Repeat every line of the data exactly, but not the pictures.

[Charts and diagrams as code]
[start]

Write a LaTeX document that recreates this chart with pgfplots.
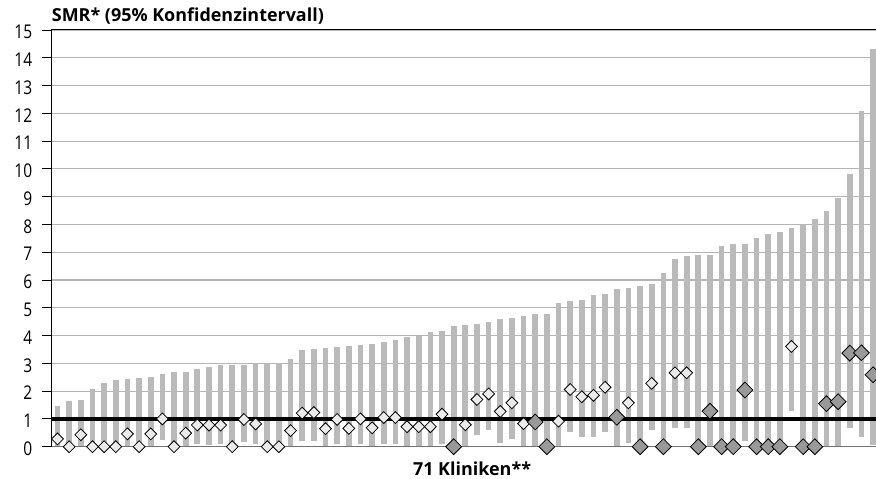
\documentclass[border=0pt]{standalone}
\usepackage{fontspec}
\setmainfont{Open Sans}
\newfontfamily\condfont[FakeStretch=0.82]{Open Sans}
\usepackage{pgfplots}
\pgfplotsset{compat=1.18}
\usepackage{pgfplotstable}

\definecolor{barc}{HTML}{BABABA}
\definecolor{gridc}{HTML}{B4B4B4}
\definecolor{lightd}{HTML}{EBEBEB}
\definecolor{darkd}{HTML}{999999}

% confidence intervals per clinic: index, lower, upper
\pgfplotstableread{
i lo hi
1 0.03 1.47
2 0 1.65
3 0.03 1.67
4 0 2.09
5 0 2.28
6 0 2.39
7 0.02 2.44
8 0 2.48
9 0.02 2.52
10 0.24 2.60
11 0 2.68
12 0.01 2.69
13 0.09 2.78
14 0.06 2.88
15 0.08 2.93
16 0 2.95
17 0.18 2.95
18 0.08 2.97
19 0 2.99
20 0 3.00
21 0.02 3.16
22 0.21 3.48
23 0.21 3.52
24 0.01 3.56
25 0.08 3.60
26 0.01 3.62
27 0.08 3.66
28 0.01 3.71
29 0.09 3.78
30 0.10 3.83
31 0.01 3.96
32 0.01 3.99
33 0.01 4.12
34 0.11 4.17
35 0 4.35
36 0.01 4.37
37 0.42 4.41
38 0.59 4.50
39 0.13 4.60
40 0.28 4.63
41 0.01 4.70
42 0.01 4.76
43 0 4.77
44 0.01 5.18
45 0.54 5.26
46 0.34 5.28
47 0.35 5.46
48 0.54 5.49
49 0.01 5.66
50 0.15 5.73
51 0 5.78
52 0.60 5.86
53 0 6.24
54 0.68 6.75
55 0.68 6.86
56 0 6.89
57 0.01 6.89
58 0 7.22
59 0 7.31
60 0.22 7.31
61 0 7.52
62 0 7.67
63 0 7.72
64 1.28 7.87
65 0 8.03
66 0 8.21
67 0.01 8.48
68 0.01 8.96
69 0.66 9.80
70 0.36 12.07
71 0.05 14.33
}\bars

% SMR, not significant (light diamonds)
\pgfplotstableread{
i s
1 0.28
2 0
3 0.43
4 0
5 0
6 0
7 0.46
8 0
9 0.46
10 1.00
11 0
12 0.49
13 0.78
14 0.78
15 0.78
16 0
17 0.98
18 0.82
19 0
20 0
21 0.58
22 1.21
23 1.23
24 0.65
25 0.98
26 0.66
27 1.00
28 0.68
29 1.05
30 1.05
31 0.72
32 0.72
33 0.72
34 1.17
36 0.79
37 1.70
38 1.90
39 1.27
40 1.58
41 0.83
44 0.92
45 2.06
46 1.80
47 1.85
48 2.14
50 1.58
52 2.28
54 2.66
55 2.66
64 3.61
}\wdata

% SMR, dark diamonds
\pgfplotstableread{
i s
35 0
42 0.89
43 0
49 1.06
51 0
53 0
56 0
57 1.28
58 0
59 0
60 2.04
61 0
62 0
63 0
65 0
66 0
67 1.55
68 1.62
69 3.37
70 3.38
71 2.59
}\gdata

\begin{document}
\begin{tikzpicture}
\begin{axis}[
  scale only axis, width=824.3bp, height=416.7bp,
  xmin=0.5, xmax=71.25, ymin=0, ymax=15,
  ytick={0,1,...,15}, xtick=\empty,
  axis line style={draw=none},
  ymajorgrids, grid style={gridc, line width=1.1bp},
  tick align=outside, tick pos=left, major tick length=10bp,
  y tick style={black, line width=0.9bp},
  /pgf/number format/assume math mode=true,
  yticklabel style={font=\condfont\fontsize{19}{19}\selectfont, xshift=-6bp, yshift=-2bp},
  clip=false,
]
\coordinate (O) at (rel axis cs:0,0);
\addplot[draw=none, mark=none, forget plot,
  error bars/.cd, y dir=plus, y explicit, error mark=none,
  error bar style={draw=barc, line width=5.7bp}]
  table[x=i, y=lo, y error expr=\thisrow{hi}-\thisrow{lo}] {\bars};
\addplot[black, line width=3.3bp, forget plot] coordinates {(0.5,1) (71.25,1)};
\addplot[only marks, mark=square*, mark size=4.2bp,
  mark options={rotate=45, fill=lightd, draw=black, line width=0.8bp}]
  table[x=i, y=s] {\wdata};
\addplot[only marks, mark=square*, mark size=5.6bp,
  mark options={rotate=45, fill=darkd, draw=black, line width=0.8bp}]
  table[x=i, y=s] {\gdata};
\draw[black!55, line width=1bp] (rel axis cs:0,0) -- (rel axis cs:1,0);
\draw[black, line width=1bp] (rel axis cs:0,0) -- (rel axis cs:0,1) -- (rel axis cs:1,1);
\node[anchor=base west, inner sep=0pt, font=\bfseries\fontsize{18}{18}\selectfont]
  at ([yshift=8bp]rel axis cs:0,1) {SMR* (95\% Konfidenzintervall)};
\node[anchor=base, inner sep=0pt, font=\bfseries\fontsize{18}{18}\selectfont]
  at ([yshift=-29.3bp]rel axis cs:0.51,0) {71 Kliniken**};
\end{axis}
\pgfresetboundingbox
\path ([shift={(-51.7bp,-32.3bp)}]O) rectangle ++(876bp,479bp);
\end{tikzpicture}
\end{document}
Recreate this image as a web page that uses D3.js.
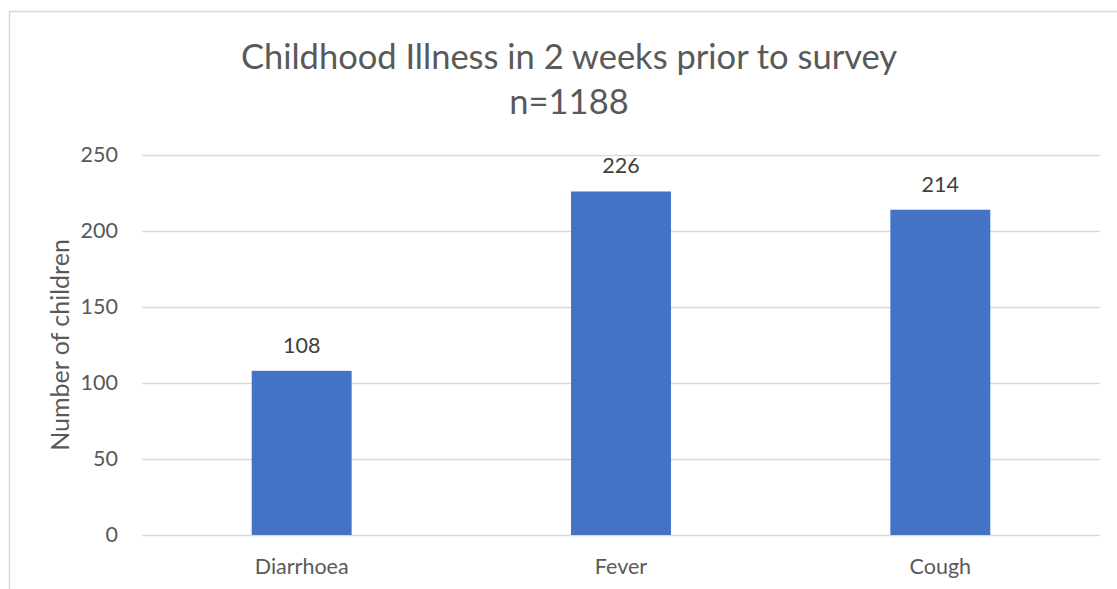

[end]

▶ **Finished exercise**
Write a LaTeX document that recreates this chart with pgfplots.
\documentclass[border=0pt]{standalone}
\usepackage{fontspec}
\setmainfont{Open Sans}
\newfontfamily\condfont[FakeStretch=0.82]{Open Sans}
\usepackage{pgfplots}
\pgfplotsset{compat=1.18}
\usepackage{pgfplotstable}

\definecolor{barc}{HTML}{BABABA}
\definecolor{gridc}{HTML}{B4B4B4}
\definecolor{lightd}{HTML}{EBEBEB}
\definecolor{darkd}{HTML}{999999}

% confidence intervals per clinic: index, lower, upper
\pgfplotstableread{
i lo hi
1 0.03 1.47
2 0 1.65
3 0.03 1.67
4 0 2.09
5 0 2.28
6 0 2.39
7 0.02 2.44
8 0 2.48
9 0.02 2.52
10 0.24 2.60
11 0 2.68
12 0.01 2.69
13 0.09 2.78
14 0.06 2.88
15 0.08 2.93
16 0 2.95
17 0.18 2.95
18 0.08 2.97
19 0 2.99
20 0 3.00
21 0.02 3.16
22 0.21 3.48
23 0.21 3.52
24 0.01 3.56
25 0.08 3.60
26 0.01 3.62
27 0.08 3.66
28 0.01 3.71
29 0.09 3.78
30 0.10 3.83
31 0.01 3.96
32 0.01 3.99
33 0.01 4.12
34 0.11 4.17
35 0 4.35
36 0.01 4.37
37 0.42 4.41
38 0.59 4.50
39 0.13 4.60
40 0.28 4.63
41 0.01 4.70
42 0.01 4.76
43 0 4.77
44 0.01 5.18
45 0.54 5.26
46 0.34 5.28
47 0.35 5.46
48 0.54 5.49
49 0.01 5.66
50 0.15 5.73
51 0 5.78
52 0.60 5.86
53 0 6.24
54 0.68 6.75
55 0.68 6.86
56 0 6.89
57 0.01 6.89
58 0 7.22
59 0 7.31
60 0.22 7.31
61 0 7.52
62 0 7.67
63 0 7.72
64 1.28 7.87
65 0 8.03
66 0 8.21
67 0.01 8.48
68 0.01 8.96
69 0.66 9.80
70 0.36 12.07
71 0.05 14.33
}\bars

% SMR, not significant (light diamonds)
\pgfplotstableread{
i s
1 0.28
2 0
3 0.43
4 0
5 0
6 0
7 0.46
8 0
9 0.46
10 1.00
11 0
12 0.49
13 0.78
14 0.78
15 0.78
16 0
17 0.98
18 0.82
19 0
20 0
21 0.58
22 1.21
23 1.23
24 0.65
25 0.98
26 0.66
27 1.00
28 0.68
29 1.05
30 1.05
31 0.72
32 0.72
33 0.72
34 1.17
36 0.79
37 1.70
38 1.90
39 1.27
40 1.58
41 0.83
44 0.92
45 2.06
46 1.80
47 1.85
48 2.14
50 1.58
52 2.28
54 2.66
55 2.66
64 3.61
}\wdata

% SMR, dark diamonds
\pgfplotstableread{
i s
35 0
42 0.89
43 0
49 1.06
51 0
53 0
56 0
57 1.28
58 0
59 0
60 2.04
61 0
62 0
63 0
65 0
66 0
67 1.55
68 1.62
69 3.37
70 3.38
71 2.59
}\gdata

\begin{document}
\begin{tikzpicture}
\begin{axis}[
  scale only axis, width=824.3bp, height=416.7bp,
  xmin=0.5, xmax=71.25, ymin=0, ymax=15,
  ytick={0,1,...,15}, xtick=\empty,
  axis line style={draw=none},
  ymajorgrids, grid style={gridc, line width=1.1bp},
  tick align=outside, tick pos=left, major tick length=10bp,
  y tick style={black, line width=0.9bp},
  /pgf/number format/assume math mode=true,
  yticklabel style={font=\condfont\fontsize{19}{19}\selectfont, xshift=-6bp, yshift=-2bp},
  clip=false,
]
\coordinate (O) at (rel axis cs:0,0);
\addplot[draw=none, mark=none, forget plot,
  error bars/.cd, y dir=plus, y explicit, error mark=none,
  error bar style={draw=barc, line width=5.7bp}]
  table[x=i, y=lo, y error expr=\thisrow{hi}-\thisrow{lo}] {\bars};
\addplot[black, line width=3.3bp, forget plot] coordinates {(0.5,1) (71.25,1)};
\addplot[only marks, mark=square*, mark size=4.2bp,
  mark options={rotate=45, fill=lightd, draw=black, line width=0.8bp}]
  table[x=i, y=s] {\wdata};
\addplot[only marks, mark=square*, mark size=5.6bp,
  mark options={rotate=45, fill=darkd, draw=black, line width=0.8bp}]
  table[x=i, y=s] {\gdata};
\draw[black!55, line width=1bp] (rel axis cs:0,0) -- (rel axis cs:1,0);
\draw[black, line width=1bp] (rel axis cs:0,0) -- (rel axis cs:0,1) -- (rel axis cs:1,1);
\node[anchor=base west, inner sep=0pt, font=\bfseries\fontsize{18}{18}\selectfont]
  at ([yshift=8bp]rel axis cs:0,1) {SMR* (95\% Konfidenzintervall)};
\node[anchor=base, inner sep=0pt, font=\bfseries\fontsize{18}{18}\selectfont]
  at ([yshift=-29.3bp]rel axis cs:0.51,0) {71 Kliniken**};
\end{axis}
\pgfresetboundingbox
\path ([shift={(-51.7bp,-32.3bp)}]O) rectangle ++(876bp,479bp);
\end{tikzpicture}
\end{document}
Recreate this image as a web page that uses D3.js.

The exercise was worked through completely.